● **WHAT YOU NEED TO DO**
Reproduce the full listing below unchanged, apart from the pictures.

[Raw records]

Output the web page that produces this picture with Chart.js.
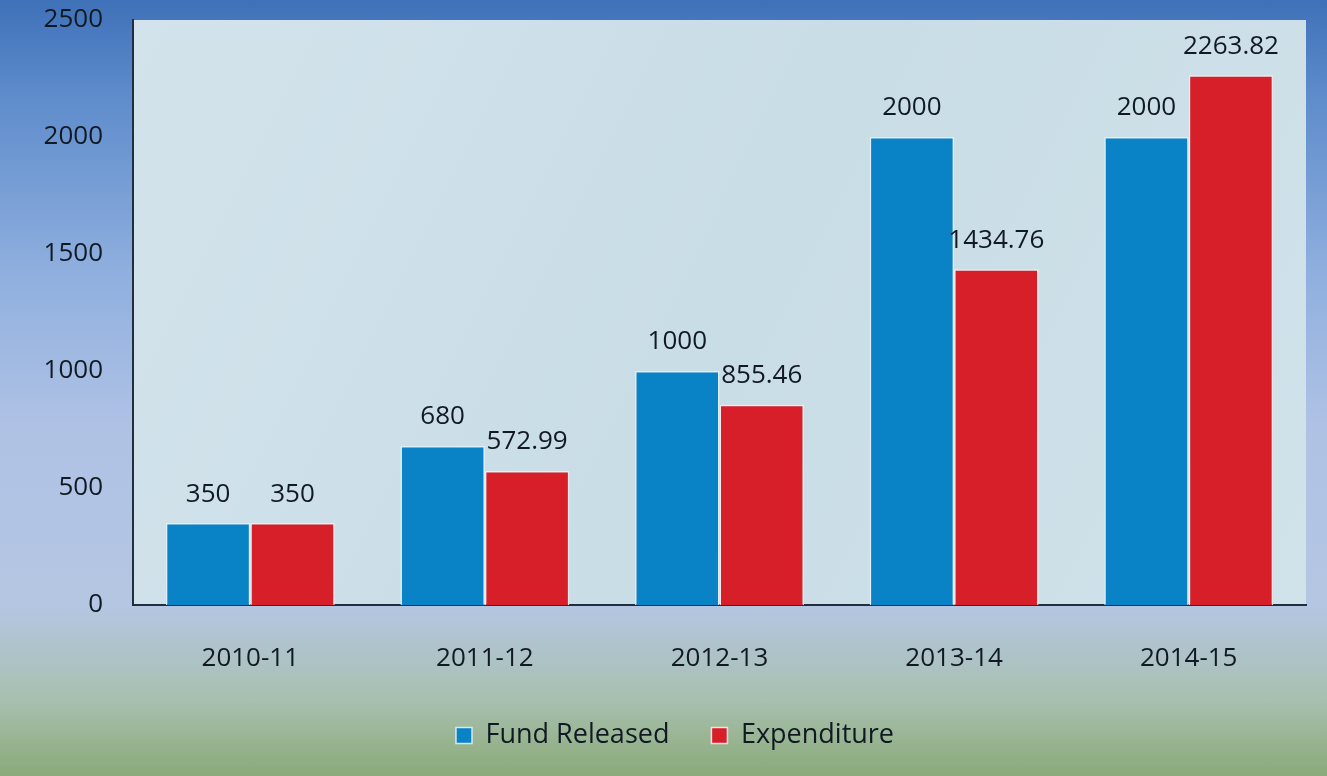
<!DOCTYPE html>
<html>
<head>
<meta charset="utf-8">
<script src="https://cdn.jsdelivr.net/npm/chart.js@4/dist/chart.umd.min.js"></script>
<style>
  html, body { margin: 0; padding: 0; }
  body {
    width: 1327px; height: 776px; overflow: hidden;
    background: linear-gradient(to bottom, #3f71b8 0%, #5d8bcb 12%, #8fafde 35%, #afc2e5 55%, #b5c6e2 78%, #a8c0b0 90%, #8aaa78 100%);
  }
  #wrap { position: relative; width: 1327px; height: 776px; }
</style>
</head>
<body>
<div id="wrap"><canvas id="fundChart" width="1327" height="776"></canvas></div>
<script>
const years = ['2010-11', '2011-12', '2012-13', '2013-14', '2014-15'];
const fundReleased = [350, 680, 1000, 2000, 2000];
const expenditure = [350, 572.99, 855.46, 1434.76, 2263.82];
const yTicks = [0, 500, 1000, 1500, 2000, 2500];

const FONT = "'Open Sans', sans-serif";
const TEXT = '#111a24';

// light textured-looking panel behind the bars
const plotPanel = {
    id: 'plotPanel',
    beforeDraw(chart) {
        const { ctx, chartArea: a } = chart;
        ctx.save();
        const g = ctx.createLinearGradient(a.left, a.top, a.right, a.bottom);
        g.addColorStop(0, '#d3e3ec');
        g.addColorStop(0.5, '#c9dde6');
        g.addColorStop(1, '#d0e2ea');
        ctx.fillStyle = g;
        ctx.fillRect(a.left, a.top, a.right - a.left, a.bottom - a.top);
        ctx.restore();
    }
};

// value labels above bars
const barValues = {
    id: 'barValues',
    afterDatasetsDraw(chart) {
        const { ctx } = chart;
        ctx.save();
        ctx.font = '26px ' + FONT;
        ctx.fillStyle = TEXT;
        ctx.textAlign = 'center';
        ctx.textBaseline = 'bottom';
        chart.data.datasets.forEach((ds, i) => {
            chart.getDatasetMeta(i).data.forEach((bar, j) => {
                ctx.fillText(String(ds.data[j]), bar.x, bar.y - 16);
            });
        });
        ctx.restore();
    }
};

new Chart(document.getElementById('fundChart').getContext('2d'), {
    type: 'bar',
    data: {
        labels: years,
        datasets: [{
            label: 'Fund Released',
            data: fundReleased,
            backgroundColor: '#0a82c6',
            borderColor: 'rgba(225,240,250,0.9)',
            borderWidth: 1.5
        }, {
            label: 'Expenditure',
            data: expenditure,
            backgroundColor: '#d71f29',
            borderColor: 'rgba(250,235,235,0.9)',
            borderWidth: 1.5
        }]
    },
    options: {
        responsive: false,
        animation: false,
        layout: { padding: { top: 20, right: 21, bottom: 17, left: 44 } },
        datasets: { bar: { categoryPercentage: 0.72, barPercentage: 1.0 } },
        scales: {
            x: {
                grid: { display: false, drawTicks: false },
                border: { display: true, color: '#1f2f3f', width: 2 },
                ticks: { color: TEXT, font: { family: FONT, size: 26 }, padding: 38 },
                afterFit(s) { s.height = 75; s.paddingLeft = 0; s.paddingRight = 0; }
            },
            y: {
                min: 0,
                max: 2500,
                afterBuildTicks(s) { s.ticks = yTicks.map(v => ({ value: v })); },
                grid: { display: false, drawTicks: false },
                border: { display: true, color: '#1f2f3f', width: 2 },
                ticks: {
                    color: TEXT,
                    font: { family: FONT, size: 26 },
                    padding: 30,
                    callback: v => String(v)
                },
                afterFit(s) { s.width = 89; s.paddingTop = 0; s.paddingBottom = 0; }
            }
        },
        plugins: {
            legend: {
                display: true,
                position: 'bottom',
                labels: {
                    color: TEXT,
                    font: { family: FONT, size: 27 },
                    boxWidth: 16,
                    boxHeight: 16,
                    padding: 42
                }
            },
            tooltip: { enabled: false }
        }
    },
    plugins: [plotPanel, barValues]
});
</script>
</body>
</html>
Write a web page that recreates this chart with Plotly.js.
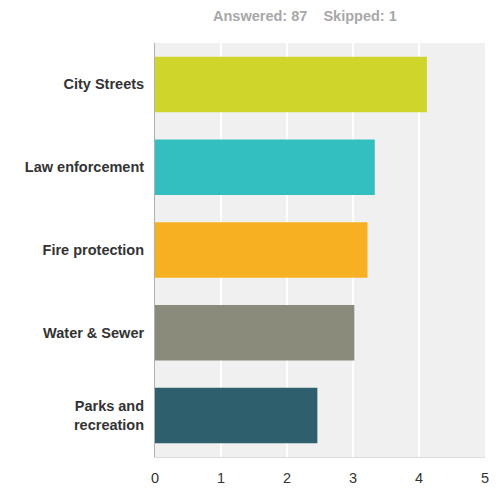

● **SOLUTION FOR THIS TASK**
Output the web page that produces this picture with Chart.js.
<!DOCTYPE html>
<html>
<head>
<meta charset="utf-8">
<script src="https://cdn.jsdelivr.net/npm/chart.js@4/dist/chart.umd.min.js"></script>
<style>
  html, body { margin: 0; padding: 0; }
  body {
    width: 1327px; height: 776px; overflow: hidden;
    background: linear-gradient(to bottom, #3f71b8 0%, #5d8bcb 12%, #8fafde 35%, #afc2e5 55%, #b5c6e2 78%, #a8c0b0 90%, #8aaa78 100%);
  }
  #wrap { position: relative; width: 1327px; height: 776px; }
</style>
</head>
<body>
<div id="wrap"><canvas id="fundChart" width="1327" height="776"></canvas></div>
<script>
const years = ['2010-11', '2011-12', '2012-13', '2013-14', '2014-15'];
const fundReleased = [350, 680, 1000, 2000, 2000];
const expenditure = [350, 572.99, 855.46, 1434.76, 2263.82];
const yTicks = [0, 500, 1000, 1500, 2000, 2500];

const FONT = "'Open Sans', sans-serif";
const TEXT = '#111a24';

// light textured-looking panel behind the bars
const plotPanel = {
    id: 'plotPanel',
    beforeDraw(chart) {
        const { ctx, chartArea: a } = chart;
        ctx.save();
        const g = ctx.createLinearGradient(a.left, a.top, a.right, a.bottom);
        g.addColorStop(0, '#d3e3ec');
        g.addColorStop(0.5, '#c9dde6');
        g.addColorStop(1, '#d0e2ea');
        ctx.fillStyle = g;
        ctx.fillRect(a.left, a.top, a.right - a.left, a.bottom - a.top);
        ctx.restore();
    }
};

// value labels above bars
const barValues = {
    id: 'barValues',
    afterDatasetsDraw(chart) {
        const { ctx } = chart;
        ctx.save();
        ctx.font = '26px ' + FONT;
        ctx.fillStyle = TEXT;
        ctx.textAlign = 'center';
        ctx.textBaseline = 'bottom';
        chart.data.datasets.forEach((ds, i) => {
            chart.getDatasetMeta(i).data.forEach((bar, j) => {
                ctx.fillText(String(ds.data[j]), bar.x, bar.y - 16);
            });
        });
        ctx.restore();
    }
};

new Chart(document.getElementById('fundChart').getContext('2d'), {
    type: 'bar',
    data: {
        labels: years,
        datasets: [{
            label: 'Fund Released',
            data: fundReleased,
            backgroundColor: '#0a82c6',
            borderColor: 'rgba(225,240,250,0.9)',
            borderWidth: 1.5
        }, {
            label: 'Expenditure',
            data: expenditure,
            backgroundColor: '#d71f29',
            borderColor: 'rgba(250,235,235,0.9)',
            borderWidth: 1.5
        }]
    },
    options: {
        responsive: false,
        animation: false,
        layout: { padding: { top: 20, right: 21, bottom: 17, left: 44 } },
        datasets: { bar: { categoryPercentage: 0.72, barPercentage: 1.0 } },
        scales: {
            x: {
                grid: { display: false, drawTicks: false },
                border: { display: true, color: '#1f2f3f', width: 2 },
                ticks: { color: TEXT, font: { family: FONT, size: 26 }, padding: 38 },
                afterFit(s) { s.height = 75; s.paddingLeft = 0; s.paddingRight = 0; }
            },
            y: {
                min: 0,
                max: 2500,
                afterBuildTicks(s) { s.ticks = yTicks.map(v => ({ value: v })); },
                grid: { display: false, drawTicks: false },
                border: { display: true, color: '#1f2f3f', width: 2 },
                ticks: {
                    color: TEXT,
                    font: { family: FONT, size: 26 },
                    padding: 30,
                    callback: v => String(v)
                },
                afterFit(s) { s.width = 89; s.paddingTop = 0; s.paddingBottom = 0; }
            }
        },
        plugins: {
            legend: {
                display: true,
                position: 'bottom',
                labels: {
                    color: TEXT,
                    font: { family: FONT, size: 27 },
                    boxWidth: 16,
                    boxHeight: 16,
                    padding: 42
                }
            },
            tooltip: { enabled: false }
        }
    },
    plugins: [plotPanel, barValues]
});
</script>
</body>
</html>
Write a web page that recreates this chart with Plotly.js.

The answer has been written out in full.